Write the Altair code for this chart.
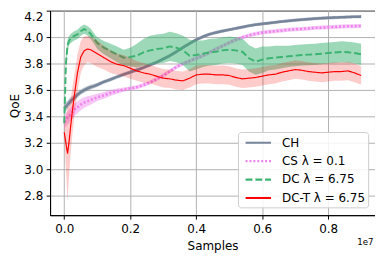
import altair as alt
import pandas as pd

# x positions in millions of samples
x_m = [0, 0.05, 0.1, 0.15, 0.2, 0.25, 0.3, 0.4, 0.5, 0.6, 0.7, 0.8, 0.9, 1.0,
       1.2, 1.4, 1.6, 1.8, 2.0, 2.2, 2.4, 2.6, 2.8, 3.0, 3.2, 3.4, 3.6, 3.8,
       4.0, 4.2, 4.4, 4.6, 4.8, 5.0, 5.2, 5.4, 5.6, 5.8, 6.0, 6.2, 6.4, 6.6,
       6.8, 7.0, 7.2, 7.4, 7.6, 7.8, 8.0, 8.2, 8.4, 8.6, 8.8, 9.0]

ch = [3.46, 3.475, 3.49, 3.505, 3.52, 3.53, 3.54, 3.565, 3.585, 3.60, 3.612, 3.622, 3.63, 3.64,
      3.662, 3.68, 3.70, 3.718, 3.735, 3.752, 3.77, 3.79, 3.81, 3.835, 3.86, 3.89, 3.922, 3.952,
      3.98, 4.003, 4.022, 4.035, 4.046, 4.056, 4.066, 4.076, 4.086, 4.094, 4.10, 4.106, 4.112, 4.118,
      4.123, 4.128, 4.132, 4.136, 4.14, 4.143, 4.146, 4.148, 4.15, 4.152, 4.154, 4.155]
ch_err = [0.035, 0.035, 0.03, 0.03, 0.028, 0.026, 0.025, 0.022, 0.02, 0.02, 0.018, 0.018, 0.016, 0.016,
          0.015, 0.015, 0.014, 0.014, 0.014, 0.014, 0.014, 0.013, 0.013, 0.014, 0.014, 0.014, 0.014, 0.013,
          0.013, 0.013, 0.013, 0.013, 0.013, 0.012, 0.012, 0.012, 0.012, 0.012, 0.012, 0.012, 0.012, 0.012,
          0.012, 0.012, 0.012, 0.012, 0.012, 0.012, 0.012, 0.012, 0.012, 0.012, 0.012, 0.012]

cs = [3.36, 3.375, 3.39, 3.405, 3.42, 3.435, 3.45, 3.47, 3.49, 3.505, 3.515, 3.525, 3.535, 3.545,
      3.56, 3.578, 3.592, 3.603, 3.613, 3.622, 3.638, 3.658, 3.683, 3.71, 3.742, 3.775, 3.80, 3.82,
      3.84, 3.86, 3.884, 3.91, 3.934, 3.958, 3.98, 3.998, 4.013, 4.025, 4.034, 4.04, 4.045, 4.05,
      4.055, 4.059, 4.062, 4.066, 4.07, 4.072, 4.075, 4.077, 4.08, 4.082, 4.083, 4.084]
cs_err = [0.05, 0.05, 0.05, 0.05, 0.05, 0.05, 0.048, 0.045, 0.042, 0.04, 0.038, 0.035, 0.03, 0.028,
          0.025, 0.022, 0.02, 0.016, 0.015, 0.015, 0.015, 0.015, 0.015, 0.015, 0.015, 0.015, 0.015, 0.015,
          0.015, 0.015, 0.015, 0.015, 0.015, 0.015, 0.015, 0.015, 0.015, 0.015, 0.015, 0.015, 0.015, 0.015,
          0.015, 0.015, 0.015, 0.015, 0.015, 0.015, 0.015, 0.015, 0.015, 0.015, 0.015, 0.015]

dc = [3.35, 3.80, 3.94, 3.975, 3.99, 4.0, 4.01, 4.02, 4.045, 4.06, 4.05, 4.025, 3.99, 3.955,
      3.92, 3.895, 3.87, 3.845, 3.85, 3.86, 3.885, 3.90, 3.91, 3.915, 3.93, 3.92, 3.90, 3.86,
      3.865, 3.875, 3.885, 3.89, 3.90, 3.905, 3.90, 3.89, 3.84, 3.815, 3.83, 3.84, 3.845, 3.85,
      3.855, 3.86, 3.865, 3.868, 3.87, 3.875, 3.88, 3.884, 3.888, 3.886, 3.88, 3.87]
dc_err = [0.03, 0.06, 0.04, 0.035, 0.035, 0.035, 0.035, 0.035, 0.035, 0.035, 0.035, 0.04, 0.04, 0.045,
          0.05, 0.055, 0.06, 0.06, 0.07, 0.09, 0.1, 0.11, 0.11, 0.11, 0.11, 0.11, 0.11, 0.12,
          0.11, 0.1, 0.1, 0.1, 0.1, 0.1, 0.1, 0.1, 0.1, 0.1, 0.1, 0.09, 0.09, 0.085,
          0.08, 0.08, 0.08, 0.08, 0.08, 0.08, 0.08, 0.08, 0.08, 0.08, 0.08, 0.08]

dct = [3.28, 3.20, 3.12, 3.22, 3.34, 3.45, 3.55, 3.73, 3.85, 3.895, 3.91, 3.905, 3.89, 3.875,
       3.845, 3.815, 3.795, 3.785, 3.765, 3.745, 3.73, 3.72, 3.705, 3.69, 3.685, 3.675, 3.67, 3.69,
       3.715, 3.72, 3.72, 3.715, 3.715, 3.71, 3.695, 3.685, 3.69, 3.695, 3.705, 3.715, 3.72, 3.735,
       3.745, 3.755, 3.75, 3.74, 3.735, 3.73, 3.735, 3.74, 3.74, 3.745, 3.73, 3.71]
dct_err = [0.05, 0.2, 0.36, 0.25, 0.2, 0.18, 0.16, 0.14, 0.12, 0.11, 0.1, 0.1, 0.1, 0.1,
           0.09, 0.085, 0.08, 0.08, 0.08, 0.075, 0.075, 0.07, 0.07, 0.07, 0.07, 0.07, 0.07, 0.07,
           0.07, 0.07, 0.07, 0.07, 0.07, 0.07, 0.07, 0.07, 0.07, 0.07, 0.07, 0.07, 0.07, 0.07,
           0.07, 0.07, 0.07, 0.07, 0.07, 0.07, 0.07, 0.07, 0.07, 0.07, 0.07, 0.07]

names = ["CH", "CS λ = 0.1", "DC λ = 6.75", "DC-T λ = 6.75"]
colors = ["#76859a", "#ee82ee", "#3cb371", "#ff0000"]
band_opacity = [0.45, 0.45, 0.5, 0.2]
dashes = [[1, 0], [2, 2], [7, 3], [1, 0]]
widths = [2.6, 2.6, 2.0, 1.2]

rows = []
for name, ys, es in zip(names, [ch, cs, dc, dct], [ch_err, cs_err, dc_err, dct_err]):
    for xv, yv, ev in zip(x_m, ys, es):
        rows.append({"series": name, "x": xv * 1e6, "y": yv, "lo": yv - ev, "hi": yv + ev})
df = pd.DataFrame(rows)

FS = 12.2
xscale = alt.Scale(domain=[-0.43e6, 9.42e6], nice=False, zero=False)
yscale = alt.Scale(domain=[2.655, 4.2], nice=False, zero=False)

xaxis = alt.Axis(values=[0, 2e6, 4e6, 6e6, 8e6], labelExpr="format(datum.value/1e7, '.1f')",
                 title="Samples", titleX=166, titleY=35.5, titleBaseline="alphabetic",
                 titleFontWeight="normal")
yaxis = alt.Axis(values=[2.8, 3.0, 3.2, 3.4, 3.6, 3.8, 4.0, 4.2], format=".1f",
                 labelFlush=True, labelFlushOffset=0,
                 title="QoE", titleX=-29.5, titleY=97, titleAngle=270, titleBaseline="bottom",
                 titleFontWeight="normal")

base = alt.Chart(df)
layers = []
for i, name in enumerate(names):
    band = base.transform_filter(alt.datum.series == name).mark_area(
        color=colors[i], opacity=band_opacity[i], clip=True
    ).encode(
        x=alt.X("x:Q", scale=xscale, axis=xaxis),
        y=alt.Y("lo:Q", scale=yscale, axis=yaxis),
        y2="hi:Q",
    )
    line = base.transform_filter(alt.datum.series == name).mark_line(
        clip=True, strokeWidth=widths[i]
    ).encode(
        x=alt.X("x:Q", scale=xscale, axis=xaxis),
        y=alt.Y("y:Q", scale=yscale, axis=yaxis),
        color=alt.Color("series:N", scale=alt.Scale(domain=names, range=colors), title=None),
        strokeDash=alt.StrokeDash("series:N", scale=alt.Scale(domain=names, range=dashes), title=None),
    )
    layers += [band, line]

offset_text = alt.Chart(pd.DataFrame({"t": ["1e7"]})).mark_text(
    align="right", baseline="alphabetic", fontSize=8.8, font="DejaVu Sans", color="black"
).encode(text="t:N", x=alt.value(330.5), y=alt.value(239))

chart = alt.layer(*layers, offset_text).properties(
    width=332, height=209,
    autosize=alt.AutoSizeParams(type="none"),
    padding={"left": 43, "top": 0, "right": 0, "bottom": 40},
).configure_view(
    stroke="black", strokeWidth=1
).configure_axis(
    labelFont="DejaVu Sans", titleFont="DejaVu Sans", labelFontSize=FS, titleFontSize=FS,
    labelColor="black", titleColor="black", domainColor="black", tickColor="black",
    tickSize=4, labelPadding=3.5, gridColor="#b0b0b0", gridWidth=1, domainWidth=1,
).configure_legend(
    orient="none", legendX=192, legendY=124, labelFont="DejaVu Sans", labelFontSize=FS,
    labelColor="black", symbolType="M-0.5,0L3.5,0", symbolSize=169, symbolStrokeWidth=2.2,
    padding=3, fillColor="rgba(255,255,255,0.85)", strokeColor="#cccccc", cornerRadius=3,
    rowPadding=3.8, labelOffset=26,
)

chart.save("out.html", embed_options={"renderer": "svg", "actions": False})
______
**What you need to do:** Give again, exactly, the lines from the start of the data through the one holding "8.6, 8.8, 9.0]"; omit the pictures.

**Answer to this exercise:**
Write the Altair code for this chart.
import altair as alt
import pandas as pd

# x positions in millions of samples
x_m = [0, 0.05, 0.1, 0.15, 0.2, 0.25, 0.3, 0.4, 0.5, 0.6, 0.7, 0.8, 0.9, 1.0,
       1.2, 1.4, 1.6, 1.8, 2.0, 2.2, 2.4, 2.6, 2.8, 3.0, 3.2, 3.4, 3.6, 3.8,
       4.0, 4.2, 4.4, 4.6, 4.8, 5.0, 5.2, 5.4, 5.6, 5.8, 6.0, 6.2, 6.4, 6.6,
       6.8, 7.0, 7.2, 7.4, 7.6, 7.8, 8.0, 8.2, 8.4, 8.6, 8.8, 9.0]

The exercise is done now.